»»
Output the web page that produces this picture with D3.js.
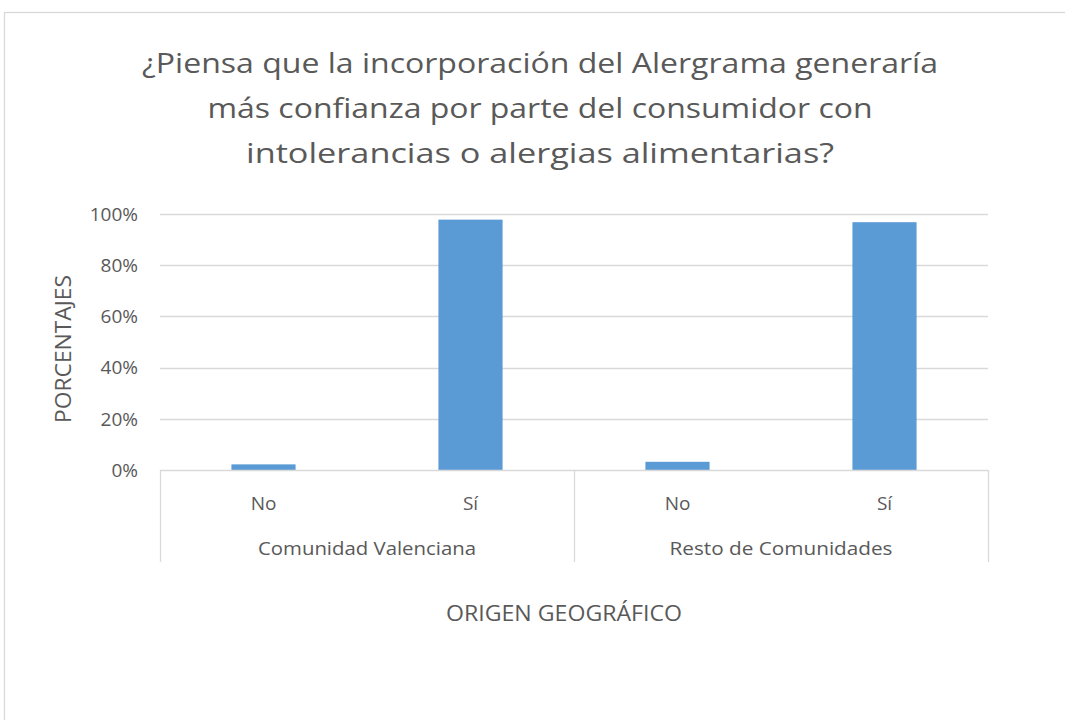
<!DOCTYPE html>
<html>
<head>
<meta charset="utf-8">
<script src="https://cdn.jsdelivr.net/npm/d3@7"></script>
<style>
  body { margin: 0; background: #fff; }
  svg { display: block; font-family: "Open Sans", sans-serif; }
</style>
</head>
<body>
<svg id="chart" width="1065" height="720"></svg>
<script>
// data
var groups = ["Comunidad Valenciana", "Resto de Comunidades"];
var answers = ["No", "Sí"];
var valencia = [2.2, 97.8];
var resto = [3.2, 96.8];
var yTicks = [0, 20, 40, 60, 80, 100];
var titleLines = [
    "¿Piensa que la incorporación del Alergrama generaría",
    "más confianza por parte del consumidor con",
    "intolerancias o alergias alimentarias?"
];

var rows = [];
[valencia, resto].forEach(function(vals, gi) {
    answers.forEach(function(a, ai) {
        rows.push({ key: gi + "-" + a, group: groups[gi], answer: a, value: vals[ai] });
    });
});

var margin = { top: 214, left: 160 },
    width = 828,
    height = 256;

var svg = d3.select("#chart");

// chart frame
svg.append("rect")
    .attr("x", 4.5)
    .attr("y", 12.5)
    .attr("width", 1200)
    .attr("height", 900)
    .style("fill", "none")
    .style("stroke", "#d9d9d9")
    .style("stroke-width", 1.3);

// title
svg.append("g").selectAll("text")
    .data(titleLines)
    .enter().append("text")
    .attr("x", 540)
    .attr("y", (d, i) => 73 + i * 45)
    .attr("text-anchor", "middle")
    .attr("textLength", (d, i) => [796, 665, 588][i])
    .attr("lengthAdjust", "spacingAndGlyphs")
    .style("font-size", "28px")
    .style("fill", "#595959")
    .text(d => d);

var g = svg.append("g")
    .attr("transform", "translate(" + margin.left + "," + margin.top + ")");

var x = d3.scaleBand().domain(rows.map(d => d.key)).range([0, width]);
var y = d3.scaleLinear().domain([0, 100]).range([height, 0]);

// gridlines
g.selectAll(".grid")
    .data(yTicks.filter(t => t > 0))
    .enter().append("line")
    .attr("class", "grid")
    .attr("x1", 0)
    .attr("x2", width)
    .attr("y1", d => Math.round(y(d)) + 0.5)
    .attr("y2", d => Math.round(y(d)) + 0.5)
    .style("stroke", "#d9d9d9")
    .style("stroke-width", 1.3);

// y tick labels
g.selectAll(".ytick")
    .data(yTicks)
    .enter().append("text")
    .attr("class", "ytick")
    .attr("x", -22)
    .attr("y", d => y(d))
    .attr("dy", "0.36em")
    .attr("text-anchor", "end")
    .style("font-size", "19px")
    .style("fill", "#595959")
    .text(d => d + "%");

// bars
var barW = x.bandwidth() * 0.31;
g.selectAll(".bar")
    .data(rows)
    .enter().append("rect")
    .attr("class", "bar")
    .attr("x", d => x(d.key) + (x.bandwidth() - barW) / 2)
    .attr("width", barW)
    .attr("y", d => y(d.value))
    .attr("height", d => height - y(d.value))
    .style("fill", "#5b9bd5");

// bottom axis line
g.append("line")
    .attr("x1", 0).attr("x2", width)
    .attr("y1", height + 0.5).attr("y2", height + 0.5)
    .style("stroke", "#d9d9d9")
    .style("stroke-width", 1.3);

// group separators
var groupW = width / groups.length;
g.selectAll(".sep")
    .data(d3.range(groups.length + 1))
    .enter().append("line")
    .attr("class", "sep")
    .attr("x1", d => d * groupW + 0.5)
    .attr("x2", d => d * groupW + 0.5)
    .attr("y1", height)
    .attr("y2", height + 92)
    .style("stroke", "#d9d9d9")
    .style("stroke-width", 1.3);

// category labels
g.selectAll(".cat")
    .data(rows)
    .enter().append("text")
    .attr("class", "cat")
    .attr("x", d => x(d.key) + x.bandwidth() / 2)
    .attr("y", height + 40)
    .attr("text-anchor", "middle")
    .style("font-size", "19px")
    .style("fill", "#595959")
    .text(d => d.answer);

// group labels
g.selectAll(".grp")
    .data(groups)
    .enter().append("text")
    .attr("class", "grp")
    .attr("x", (d, i) => i * groupW + groupW / 2)
    .attr("y", height + 85)
    .attr("text-anchor", "middle")
    .attr("textLength", (d, i) => [218, 223][i])
    .attr("lengthAdjust", "spacingAndGlyphs")
    .style("font-size", "19px")
    .style("fill", "#595959")
    .text(d => d);

// x axis title
svg.append("text")
    .attr("x", 564)
    .attr("y", 621)
    .attr("text-anchor", "middle")
    .attr("textLength", 236)
    .attr("lengthAdjust", "spacingAndGlyphs")
    .style("font-size", "21px")
    .style("fill", "#595959")
    .text("ORIGEN GEOGRÁFICO");

// y axis title
svg.append("text")
    .attr("transform", "translate(71,349) rotate(-90)")
    .attr("text-anchor", "middle")
    .attr("textLength", 148)
    .attr("lengthAdjust", "spacingAndGlyphs")
    .style("font-size", "21px")
    .style("fill", "#595959")
    .text("PORCENTAJES");
</script>
</body>
</html>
««
● **JOB**: Give every line back word for word and leave the pictures out.

● **RESPONSE**:
Output the web page that produces this picture with D3.js.
<!DOCTYPE html>
<html>
<head>
<meta charset="utf-8">
<script src="https://cdn.jsdelivr.net/npm/d3@7"></script>
<style>
  body { margin: 0; background: #fff; }
  svg { display: block; font-family: "Open Sans", sans-serif; }
</style>
</head>
<body>
<svg id="chart" width="1065" height="720"></svg>
<script>
// data
var groups = ["Comunidad Valenciana", "Resto de Comunidades"];
var answers = ["No", "Sí"];
var valencia = [2.2, 97.8];
var resto = [3.2, 96.8];
var yTicks = [0, 20, 40, 60, 80, 100];
var titleLines = [
    "¿Piensa que la incorporación del Alergrama generaría",
    "más confianza por parte del consumidor con",
    "intolerancias o alergias alimentarias?"
];

var rows = [];
[valencia, resto].forEach(function(vals, gi) {
    answers.forEach(function(a, ai) {
        rows.push({ key: gi + "-" + a, group: groups[gi], answer: a, value: vals[ai] });
    });
});

var margin = { top: 214, left: 160 },
    width = 828,
    height = 256;

var svg = d3.select("#chart");

// chart frame
svg.append("rect")
    .attr("x", 4.5)
    .attr("y", 12.5)
    .attr("width", 1200)
    .attr("height", 900)
    .style("fill", "none")
    .style("stroke", "#d9d9d9")
    .style("stroke-width", 1.3);

// title
svg.append("g").selectAll("text")
    .data(titleLines)
    .enter().append("text")
    .attr("x", 540)
    .attr("y", (d, i) => 73 + i * 45)
    .attr("text-anchor", "middle")
    .attr("textLength", (d, i) => [796, 665, 588][i])
    .attr("lengthAdjust", "spacingAndGlyphs")
    .style("font-size", "28px")
    .style("fill", "#595959")
    .text(d => d);

var g = svg.append("g")
    .attr("transform", "translate(" + margin.left + "," + margin.top + ")");

var x = d3.scaleBand().domain(rows.map(d => d.key)).range([0, width]);
var y = d3.scaleLinear().domain([0, 100]).range([height, 0]);

// gridlines
g.selectAll(".grid")
    .data(yTicks.filter(t => t > 0))
    .enter().append("line")
    .attr("class", "grid")
    .attr("x1", 0)
    .attr("x2", width)
    .attr("y1", d => Math.round(y(d)) + 0.5)
    .attr("y2", d => Math.round(y(d)) + 0.5)
    .style("stroke", "#d9d9d9")
    .style("stroke-width", 1.3);

// y tick labels
g.selectAll(".ytick")
    .data(yTicks)
    .enter().append("text")
    .attr("class", "ytick")
    .attr("x", -22)
    .attr("y", d => y(d))
    .attr("dy", "0.36em")
    .attr("text-anchor", "end")
    .style("font-size", "19px")
    .style("fill", "#595959")
    .text(d => d + "%");

// bars
var barW = x.bandwidth() * 0.31;
g.selectAll(".bar")
    .data(rows)
    .enter().append("rect")
    .attr("class", "bar")
    .attr("x", d => x(d.key) + (x.bandwidth() - barW) / 2)
    .attr("width", barW)
    .attr("y", d => y(d.value))
    .attr("height", d => height - y(d.value))
    .style("fill", "#5b9bd5");

// bottom axis line
g.append("line")
    .attr("x1", 0).attr("x2", width)
    .attr("y1", height + 0.5).attr("y2", height + 0.5)
    .style("stroke", "#d9d9d9")
    .style("stroke-width", 1.3);

// group separators
var groupW = width / groups.length;
g.selectAll(".sep")
    .data(d3.range(groups.length + 1))
    .enter().append("line")
    .attr("class", "sep")
    .attr("x1", d => d * groupW + 0.5)
    .attr("x2", d => d * groupW + 0.5)
    .attr("y1", height)
    .attr("y2", height + 92)
    .style("stroke", "#d9d9d9")
    .style("stroke-width", 1.3);

// category labels
g.selectAll(".cat")
    .data(rows)
    .enter().append("text")
    .attr("class", "cat")
    .attr("x", d => x(d.key) + x.bandwidth() / 2)
    .attr("y", height + 40)
    .attr("text-anchor", "middle")
    .style("font-size", "19px")
    .style("fill", "#595959")
    .text(d => d.answer);

// group labels
g.selectAll(".grp")
    .data(groups)
    .enter().append("text")
    .attr("class", "grp")
    .attr("x", (d, i) => i * groupW + groupW / 2)
    .attr("y", height + 85)
    .attr("text-anchor", "middle")
    .attr("textLength", (d, i) => [218, 223][i])
    .attr("lengthAdjust", "spacingAndGlyphs")
    .style("font-size", "19px")
    .style("fill", "#595959")
    .text(d => d);

// x axis title
svg.append("text")
    .attr("x", 564)
    .attr("y", 621)
    .attr("text-anchor", "middle")
    .attr("textLength", 236)
    .attr("lengthAdjust", "spacingAndGlyphs")
    .style("font-size", "21px")
    .style("fill", "#595959")
    .text("ORIGEN GEOGRÁFICO");

// y axis title
svg.append("text")
    .attr("transform", "translate(71,349) rotate(-90)")
    .attr("text-anchor", "middle")
    .attr("textLength", 148)
    .attr("lengthAdjust", "spacingAndGlyphs")
    .style("font-size", "21px")
    .style("fill", "#595959")
    .text("PORCENTAJES");
</script>
</body>
</html>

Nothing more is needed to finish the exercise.